Exercise prompt -
Copy every line of the material below word for word.

Data block -

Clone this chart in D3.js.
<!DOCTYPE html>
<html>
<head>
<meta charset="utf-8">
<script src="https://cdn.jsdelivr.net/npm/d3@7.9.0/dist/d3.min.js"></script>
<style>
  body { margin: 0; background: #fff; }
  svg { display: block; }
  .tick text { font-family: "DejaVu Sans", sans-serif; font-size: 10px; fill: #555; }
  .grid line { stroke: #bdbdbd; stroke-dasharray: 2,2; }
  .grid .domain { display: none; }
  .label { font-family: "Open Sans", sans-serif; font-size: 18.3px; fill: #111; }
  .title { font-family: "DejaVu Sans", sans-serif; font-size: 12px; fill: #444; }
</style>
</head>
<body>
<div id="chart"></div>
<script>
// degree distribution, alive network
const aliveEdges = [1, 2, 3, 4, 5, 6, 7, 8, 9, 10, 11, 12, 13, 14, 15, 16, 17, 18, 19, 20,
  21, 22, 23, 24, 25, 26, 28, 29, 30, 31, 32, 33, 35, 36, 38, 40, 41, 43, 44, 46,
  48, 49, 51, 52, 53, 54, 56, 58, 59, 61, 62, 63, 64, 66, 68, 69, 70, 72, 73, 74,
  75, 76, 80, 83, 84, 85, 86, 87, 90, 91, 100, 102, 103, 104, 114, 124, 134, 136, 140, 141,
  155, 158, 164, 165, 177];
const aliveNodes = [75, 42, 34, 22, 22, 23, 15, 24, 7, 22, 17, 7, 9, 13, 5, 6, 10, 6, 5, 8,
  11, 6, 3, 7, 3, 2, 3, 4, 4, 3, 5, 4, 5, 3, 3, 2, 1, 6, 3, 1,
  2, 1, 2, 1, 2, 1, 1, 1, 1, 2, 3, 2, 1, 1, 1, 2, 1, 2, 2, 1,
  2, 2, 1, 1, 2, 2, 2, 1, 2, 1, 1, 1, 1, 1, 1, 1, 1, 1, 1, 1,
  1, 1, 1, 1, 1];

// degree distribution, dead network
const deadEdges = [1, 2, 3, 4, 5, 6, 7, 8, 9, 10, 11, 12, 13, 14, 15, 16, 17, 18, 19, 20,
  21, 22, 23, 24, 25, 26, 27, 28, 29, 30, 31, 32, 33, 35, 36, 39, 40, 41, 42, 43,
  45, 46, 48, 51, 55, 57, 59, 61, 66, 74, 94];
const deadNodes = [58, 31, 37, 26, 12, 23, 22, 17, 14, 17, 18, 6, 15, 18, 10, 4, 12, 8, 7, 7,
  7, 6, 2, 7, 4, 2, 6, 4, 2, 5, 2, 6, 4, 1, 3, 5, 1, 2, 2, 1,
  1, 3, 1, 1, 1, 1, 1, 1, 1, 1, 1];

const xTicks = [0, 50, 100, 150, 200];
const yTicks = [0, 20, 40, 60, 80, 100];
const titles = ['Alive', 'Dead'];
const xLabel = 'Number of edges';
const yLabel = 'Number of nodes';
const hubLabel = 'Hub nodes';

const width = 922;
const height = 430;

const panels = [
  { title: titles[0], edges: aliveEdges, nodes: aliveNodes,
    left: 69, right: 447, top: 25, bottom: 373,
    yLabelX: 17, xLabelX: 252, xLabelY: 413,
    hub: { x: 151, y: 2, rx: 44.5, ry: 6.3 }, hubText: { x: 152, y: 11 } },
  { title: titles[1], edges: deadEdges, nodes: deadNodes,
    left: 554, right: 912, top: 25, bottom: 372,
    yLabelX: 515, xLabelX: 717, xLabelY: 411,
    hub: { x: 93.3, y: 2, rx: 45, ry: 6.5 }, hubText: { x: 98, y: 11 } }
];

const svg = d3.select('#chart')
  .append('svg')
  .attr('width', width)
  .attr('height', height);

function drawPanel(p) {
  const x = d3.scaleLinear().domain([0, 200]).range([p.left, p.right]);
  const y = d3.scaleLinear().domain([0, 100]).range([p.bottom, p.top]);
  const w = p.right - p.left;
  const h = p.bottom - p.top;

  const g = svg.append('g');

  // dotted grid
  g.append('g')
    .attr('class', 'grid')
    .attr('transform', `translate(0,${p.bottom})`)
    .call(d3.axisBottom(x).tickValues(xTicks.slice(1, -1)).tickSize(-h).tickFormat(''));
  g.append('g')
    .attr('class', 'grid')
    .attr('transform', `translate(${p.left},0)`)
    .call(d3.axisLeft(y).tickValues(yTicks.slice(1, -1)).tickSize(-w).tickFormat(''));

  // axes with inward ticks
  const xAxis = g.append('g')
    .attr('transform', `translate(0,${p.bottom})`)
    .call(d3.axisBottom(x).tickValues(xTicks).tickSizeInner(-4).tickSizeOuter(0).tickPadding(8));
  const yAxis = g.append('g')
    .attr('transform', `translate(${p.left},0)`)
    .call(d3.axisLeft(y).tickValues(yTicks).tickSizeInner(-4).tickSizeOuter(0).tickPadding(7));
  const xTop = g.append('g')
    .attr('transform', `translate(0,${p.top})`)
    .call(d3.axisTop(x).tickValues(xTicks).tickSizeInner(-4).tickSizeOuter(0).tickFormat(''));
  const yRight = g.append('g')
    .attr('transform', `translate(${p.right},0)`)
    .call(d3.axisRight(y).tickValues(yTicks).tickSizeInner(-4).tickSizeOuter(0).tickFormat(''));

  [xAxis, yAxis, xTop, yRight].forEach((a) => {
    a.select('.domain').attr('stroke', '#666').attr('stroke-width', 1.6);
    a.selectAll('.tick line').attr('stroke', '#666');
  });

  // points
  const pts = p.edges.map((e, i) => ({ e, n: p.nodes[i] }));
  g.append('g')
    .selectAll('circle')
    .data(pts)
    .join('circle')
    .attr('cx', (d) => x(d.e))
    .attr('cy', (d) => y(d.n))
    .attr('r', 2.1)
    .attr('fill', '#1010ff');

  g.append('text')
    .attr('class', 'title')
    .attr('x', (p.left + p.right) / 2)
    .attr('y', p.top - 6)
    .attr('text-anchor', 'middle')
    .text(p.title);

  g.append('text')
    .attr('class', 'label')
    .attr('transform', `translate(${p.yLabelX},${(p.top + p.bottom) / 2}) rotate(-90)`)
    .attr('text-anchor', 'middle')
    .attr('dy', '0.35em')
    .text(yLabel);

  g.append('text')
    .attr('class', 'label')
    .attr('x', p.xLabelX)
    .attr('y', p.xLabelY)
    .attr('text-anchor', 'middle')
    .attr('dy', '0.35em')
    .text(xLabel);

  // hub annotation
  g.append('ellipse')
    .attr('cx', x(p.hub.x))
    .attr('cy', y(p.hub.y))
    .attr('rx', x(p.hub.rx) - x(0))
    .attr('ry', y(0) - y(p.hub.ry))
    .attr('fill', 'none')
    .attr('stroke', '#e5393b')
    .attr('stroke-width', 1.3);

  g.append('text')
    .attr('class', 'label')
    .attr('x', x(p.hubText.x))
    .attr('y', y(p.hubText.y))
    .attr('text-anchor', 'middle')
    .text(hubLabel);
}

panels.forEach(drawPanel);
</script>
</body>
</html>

Problem solution -
Clone this chart in D3.js.
<!DOCTYPE html>
<html>
<head>
<meta charset="utf-8">
<script src="https://cdn.jsdelivr.net/npm/d3@7.9.0/dist/d3.min.js"></script>
<style>
  body { margin: 0; background: #fff; }
  svg { display: block; }
  .tick text { font-family: "DejaVu Sans", sans-serif; font-size: 10px; fill: #555; }
  .grid line { stroke: #bdbdbd; stroke-dasharray: 2,2; }
  .grid .domain { display: none; }
  .label { font-family: "Open Sans", sans-serif; font-size: 18.3px; fill: #111; }
  .title { font-family: "DejaVu Sans", sans-serif; font-size: 12px; fill: #444; }
</style>
</head>
<body>
<div id="chart"></div>
<script>
// degree distribution, alive network
const aliveEdges = [1, 2, 3, 4, 5, 6, 7, 8, 9, 10, 11, 12, 13, 14, 15, 16, 17, 18, 19, 20,
  21, 22, 23, 24, 25, 26, 28, 29, 30, 31, 32, 33, 35, 36, 38, 40, 41, 43, 44, 46,
  48, 49, 51, 52, 53, 54, 56, 58, 59, 61, 62, 63, 64, 66, 68, 69, 70, 72, 73, 74,
  75, 76, 80, 83, 84, 85, 86, 87, 90, 91, 100, 102, 103, 104, 114, 124, 134, 136, 140, 141,
  155, 158, 164, 165, 177];
const aliveNodes = [75, 42, 34, 22, 22, 23, 15, 24, 7, 22, 17, 7, 9, 13, 5, 6, 10, 6, 5, 8,
  11, 6, 3, 7, 3, 2, 3, 4, 4, 3, 5, 4, 5, 3, 3, 2, 1, 6, 3, 1,
  2, 1, 2, 1, 2, 1, 1, 1, 1, 2, 3, 2, 1, 1, 1, 2, 1, 2, 2, 1,
  2, 2, 1, 1, 2, 2, 2, 1, 2, 1, 1, 1, 1, 1, 1, 1, 1, 1, 1, 1,
  1, 1, 1, 1, 1];

// degree distribution, dead network
const deadEdges = [1, 2, 3, 4, 5, 6, 7, 8, 9, 10, 11, 12, 13, 14, 15, 16, 17, 18, 19, 20,
  21, 22, 23, 24, 25, 26, 27, 28, 29, 30, 31, 32, 33, 35, 36, 39, 40, 41, 42, 43,
  45, 46, 48, 51, 55, 57, 59, 61, 66, 74, 94];
const deadNodes = [58, 31, 37, 26, 12, 23, 22, 17, 14, 17, 18, 6, 15, 18, 10, 4, 12, 8, 7, 7,
  7, 6, 2, 7, 4, 2, 6, 4, 2, 5, 2, 6, 4, 1, 3, 5, 1, 2, 2, 1,
  1, 3, 1, 1, 1, 1, 1, 1, 1, 1, 1];

const xTicks = [0, 50, 100, 150, 200];
const yTicks = [0, 20, 40, 60, 80, 100];
const titles = ['Alive', 'Dead'];
const xLabel = 'Number of edges';
const yLabel = 'Number of nodes';
const hubLabel = 'Hub nodes';

const width = 922;
const height = 430;

const panels = [
  { title: titles[0], edges: aliveEdges, nodes: aliveNodes,
    left: 69, right: 447, top: 25, bottom: 373,
    yLabelX: 17, xLabelX: 252, xLabelY: 413,
    hub: { x: 151, y: 2, rx: 44.5, ry: 6.3 }, hubText: { x: 152, y: 11 } },
  { title: titles[1], edges: deadEdges, nodes: deadNodes,
    left: 554, right: 912, top: 25, bottom: 372,
    yLabelX: 515, xLabelX: 717, xLabelY: 411,
    hub: { x: 93.3, y: 2, rx: 45, ry: 6.5 }, hubText: { x: 98, y: 11 } }
];

const svg = d3.select('#chart')
  .append('svg')
  .attr('width', width)
  .attr('height', height);

function drawPanel(p) {
  const x = d3.scaleLinear().domain([0, 200]).range([p.left, p.right]);
  const y = d3.scaleLinear().domain([0, 100]).range([p.bottom, p.top]);
  const w = p.right - p.left;
  const h = p.bottom - p.top;

  const g = svg.append('g');

  // dotted grid
  g.append('g')
    .attr('class', 'grid')
    .attr('transform', `translate(0,${p.bottom})`)
    .call(d3.axisBottom(x).tickValues(xTicks.slice(1, -1)).tickSize(-h).tickFormat(''));
  g.append('g')
    .attr('class', 'grid')
    .attr('transform', `translate(${p.left},0)`)
    .call(d3.axisLeft(y).tickValues(yTicks.slice(1, -1)).tickSize(-w).tickFormat(''));

  // axes with inward ticks
  const xAxis = g.append('g')
    .attr('transform', `translate(0,${p.bottom})`)
    .call(d3.axisBottom(x).tickValues(xTicks).tickSizeInner(-4).tickSizeOuter(0).tickPadding(8));
  const yAxis = g.append('g')
    .attr('transform', `translate(${p.left},0)`)
    .call(d3.axisLeft(y).tickValues(yTicks).tickSizeInner(-4).tickSizeOuter(0).tickPadding(7));
  const xTop = g.append('g')
    .attr('transform', `translate(0,${p.top})`)
    .call(d3.axisTop(x).tickValues(xTicks).tickSizeInner(-4).tickSizeOuter(0).tickFormat(''));
  const yRight = g.append('g')
    .attr('transform', `translate(${p.right},0)`)
    .call(d3.axisRight(y).tickValues(yTicks).tickSizeInner(-4).tickSizeOuter(0).tickFormat(''));

  [xAxis, yAxis, xTop, yRight].forEach((a) => {
    a.select('.domain').attr('stroke', '#666').attr('stroke-width', 1.6);
    a.selectAll('.tick line').attr('stroke', '#666');
  });

  // points
  const pts = p.edges.map((e, i) => ({ e, n: p.nodes[i] }));
  g.append('g')
    .selectAll('circle')
    .data(pts)
    .join('circle')
    .attr('cx', (d) => x(d.e))
    .attr('cy', (d) => y(d.n))
    .attr('r', 2.1)
    .attr('fill', '#1010ff');

  g.append('text')
    .attr('class', 'title')
    .attr('x', (p.left + p.right) / 2)
    .attr('y', p.top - 6)
    .attr('text-anchor', 'middle')
    .text(p.title);

  g.append('text')
    .attr('class', 'label')
    .attr('transform', `translate(${p.yLabelX},${(p.top + p.bottom) / 2}) rotate(-90)`)
    .attr('text-anchor', 'middle')
    .attr('dy', '0.35em')
    .text(yLabel);

  g.append('text')
    .attr('class', 'label')
    .attr('x', p.xLabelX)
    .attr('y', p.xLabelY)
    .attr('text-anchor', 'middle')
    .attr('dy', '0.35em')
    .text(xLabel);

  // hub annotation
  g.append('ellipse')
    .attr('cx', x(p.hub.x))
    .attr('cy', y(p.hub.y))
    .attr('rx', x(p.hub.rx) - x(0))
    .attr('ry', y(0) - y(p.hub.ry))
    .attr('fill', 'none')
    .attr('stroke', '#e5393b')
    .attr('stroke-width', 1.3);

  g.append('text')
    .attr('class', 'label')
    .attr('x', x(p.hubText.x))
    .attr('y', y(p.hubText.y))
    .attr('text-anchor', 'middle')
    .text(hubLabel);
}

panels.forEach(drawPanel);
</script>
</body>
</html>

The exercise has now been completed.